== Short task ==
All the data below goes into the copy word for word, but the pictures don't.

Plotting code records

++++++++++

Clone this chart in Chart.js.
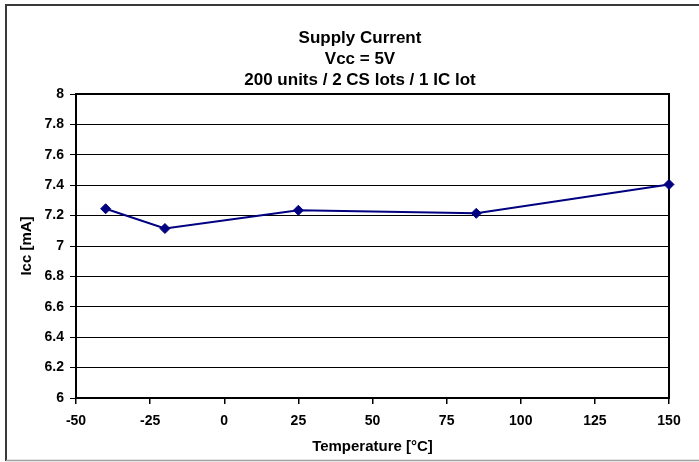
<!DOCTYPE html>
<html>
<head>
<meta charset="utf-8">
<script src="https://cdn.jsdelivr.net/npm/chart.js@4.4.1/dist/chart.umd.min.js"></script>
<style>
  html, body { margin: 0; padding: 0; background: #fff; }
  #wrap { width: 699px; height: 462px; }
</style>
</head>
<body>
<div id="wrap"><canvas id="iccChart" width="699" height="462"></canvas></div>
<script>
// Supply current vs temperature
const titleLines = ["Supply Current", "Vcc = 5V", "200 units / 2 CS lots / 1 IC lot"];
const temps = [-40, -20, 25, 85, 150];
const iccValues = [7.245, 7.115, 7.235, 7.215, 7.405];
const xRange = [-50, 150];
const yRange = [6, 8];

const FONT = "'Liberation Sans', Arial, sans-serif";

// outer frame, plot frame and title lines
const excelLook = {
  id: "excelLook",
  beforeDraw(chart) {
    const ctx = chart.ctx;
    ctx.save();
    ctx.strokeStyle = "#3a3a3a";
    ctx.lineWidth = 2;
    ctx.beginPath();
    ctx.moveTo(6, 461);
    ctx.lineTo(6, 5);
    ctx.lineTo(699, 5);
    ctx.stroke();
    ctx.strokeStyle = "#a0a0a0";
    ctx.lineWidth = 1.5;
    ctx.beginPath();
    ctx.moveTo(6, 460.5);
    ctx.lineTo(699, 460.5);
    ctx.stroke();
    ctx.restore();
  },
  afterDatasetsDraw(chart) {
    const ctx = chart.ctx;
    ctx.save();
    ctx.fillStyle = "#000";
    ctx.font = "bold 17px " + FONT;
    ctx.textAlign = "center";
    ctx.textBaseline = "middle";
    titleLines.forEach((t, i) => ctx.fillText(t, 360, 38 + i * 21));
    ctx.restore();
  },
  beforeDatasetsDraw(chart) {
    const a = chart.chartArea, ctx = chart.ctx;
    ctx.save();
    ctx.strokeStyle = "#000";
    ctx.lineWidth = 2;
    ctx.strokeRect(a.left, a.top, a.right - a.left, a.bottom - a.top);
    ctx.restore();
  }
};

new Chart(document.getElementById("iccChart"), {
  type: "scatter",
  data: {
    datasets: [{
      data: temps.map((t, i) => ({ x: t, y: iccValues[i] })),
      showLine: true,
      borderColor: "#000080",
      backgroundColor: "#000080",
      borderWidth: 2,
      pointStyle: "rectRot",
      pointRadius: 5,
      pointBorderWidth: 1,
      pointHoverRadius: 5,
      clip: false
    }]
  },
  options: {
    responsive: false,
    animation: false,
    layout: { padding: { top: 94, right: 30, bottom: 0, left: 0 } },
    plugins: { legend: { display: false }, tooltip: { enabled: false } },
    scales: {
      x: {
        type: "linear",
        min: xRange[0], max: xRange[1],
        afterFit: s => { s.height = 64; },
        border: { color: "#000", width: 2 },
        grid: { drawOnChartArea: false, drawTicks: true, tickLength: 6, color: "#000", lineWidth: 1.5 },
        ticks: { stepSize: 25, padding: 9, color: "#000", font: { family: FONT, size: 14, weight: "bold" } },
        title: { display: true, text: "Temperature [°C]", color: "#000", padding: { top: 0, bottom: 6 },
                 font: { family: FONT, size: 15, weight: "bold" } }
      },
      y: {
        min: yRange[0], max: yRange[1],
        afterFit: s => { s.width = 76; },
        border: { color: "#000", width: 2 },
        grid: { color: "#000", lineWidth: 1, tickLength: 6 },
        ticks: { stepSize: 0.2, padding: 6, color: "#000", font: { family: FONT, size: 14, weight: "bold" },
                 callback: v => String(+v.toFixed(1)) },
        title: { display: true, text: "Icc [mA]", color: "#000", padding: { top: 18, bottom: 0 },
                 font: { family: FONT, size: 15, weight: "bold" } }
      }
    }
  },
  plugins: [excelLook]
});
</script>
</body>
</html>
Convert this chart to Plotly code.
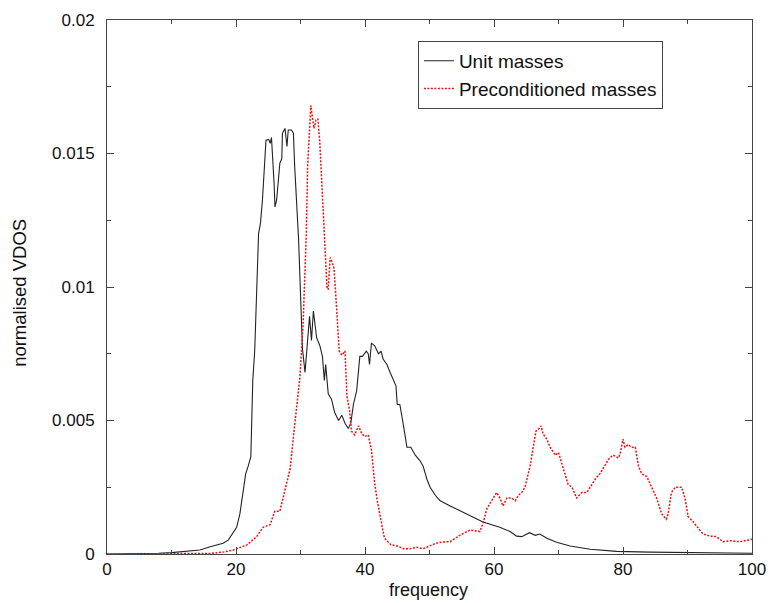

++++++++++

== Response ==
Clone this chart in Chart.js.
<!DOCTYPE html>
<html>
<head>
<meta charset="utf-8">
<script src="https://cdn.jsdelivr.net/npm/chart.js@4.4.1/dist/chart.umd.min.js"></script>
<style>
  html, body { margin: 0; padding: 0; background: #fff; }
  #wrap { width: 699px; height: 462px; }
</style>
</head>
<body>
<div id="wrap"><canvas id="iccChart" width="699" height="462"></canvas></div>
<script>
// Supply current vs temperature
const titleLines = ["Supply Current", "Vcc = 5V", "200 units / 2 CS lots / 1 IC lot"];
const temps = [-40, -20, 25, 85, 150];
const iccValues = [7.245, 7.115, 7.235, 7.215, 7.405];
const xRange = [-50, 150];
const yRange = [6, 8];

const FONT = "'Liberation Sans', Arial, sans-serif";

// outer frame, plot frame and title lines
const excelLook = {
  id: "excelLook",
  beforeDraw(chart) {
    const ctx = chart.ctx;
    ctx.save();
    ctx.strokeStyle = "#3a3a3a";
    ctx.lineWidth = 2;
    ctx.beginPath();
    ctx.moveTo(6, 461);
    ctx.lineTo(6, 5);
    ctx.lineTo(699, 5);
    ctx.stroke();
    ctx.strokeStyle = "#a0a0a0";
    ctx.lineWidth = 1.5;
    ctx.beginPath();
    ctx.moveTo(6, 460.5);
    ctx.lineTo(699, 460.5);
    ctx.stroke();
    ctx.restore();
  },
  afterDatasetsDraw(chart) {
    const ctx = chart.ctx;
    ctx.save();
    ctx.fillStyle = "#000";
    ctx.font = "bold 17px " + FONT;
    ctx.textAlign = "center";
    ctx.textBaseline = "middle";
    titleLines.forEach((t, i) => ctx.fillText(t, 360, 38 + i * 21));
    ctx.restore();
  },
  beforeDatasetsDraw(chart) {
    const a = chart.chartArea, ctx = chart.ctx;
    ctx.save();
    ctx.strokeStyle = "#000";
    ctx.lineWidth = 2;
    ctx.strokeRect(a.left, a.top, a.right - a.left, a.bottom - a.top);
    ctx.restore();
  }
};

new Chart(document.getElementById("iccChart"), {
  type: "scatter",
  data: {
    datasets: [{
      data: temps.map((t, i) => ({ x: t, y: iccValues[i] })),
      showLine: true,
      borderColor: "#000080",
      backgroundColor: "#000080",
      borderWidth: 2,
      pointStyle: "rectRot",
      pointRadius: 5,
      pointBorderWidth: 1,
      pointHoverRadius: 5,
      clip: false
    }]
  },
  options: {
    responsive: false,
    animation: false,
    layout: { padding: { top: 94, right: 30, bottom: 0, left: 0 } },
    plugins: { legend: { display: false }, tooltip: { enabled: false } },
    scales: {
      x: {
        type: "linear",
        min: xRange[0], max: xRange[1],
        afterFit: s => { s.height = 64; },
        border: { color: "#000", width: 2 },
        grid: { drawOnChartArea: false, drawTicks: true, tickLength: 6, color: "#000", lineWidth: 1.5 },
        ticks: { stepSize: 25, padding: 9, color: "#000", font: { family: FONT, size: 14, weight: "bold" } },
        title: { display: true, text: "Temperature [°C]", color: "#000", padding: { top: 0, bottom: 6 },
                 font: { family: FONT, size: 15, weight: "bold" } }
      },
      y: {
        min: yRange[0], max: yRange[1],
        afterFit: s => { s.width = 76; },
        border: { color: "#000", width: 2 },
        grid: { color: "#000", lineWidth: 1, tickLength: 6 },
        ticks: { stepSize: 0.2, padding: 6, color: "#000", font: { family: FONT, size: 14, weight: "bold" },
                 callback: v => String(+v.toFixed(1)) },
        title: { display: true, text: "Icc [mA]", color: "#000", padding: { top: 18, bottom: 0 },
                 font: { family: FONT, size: 15, weight: "bold" } }
      }
    }
  },
  plugins: [excelLook]
});
</script>
</body>
</html>
Convert this chart to Plotly code.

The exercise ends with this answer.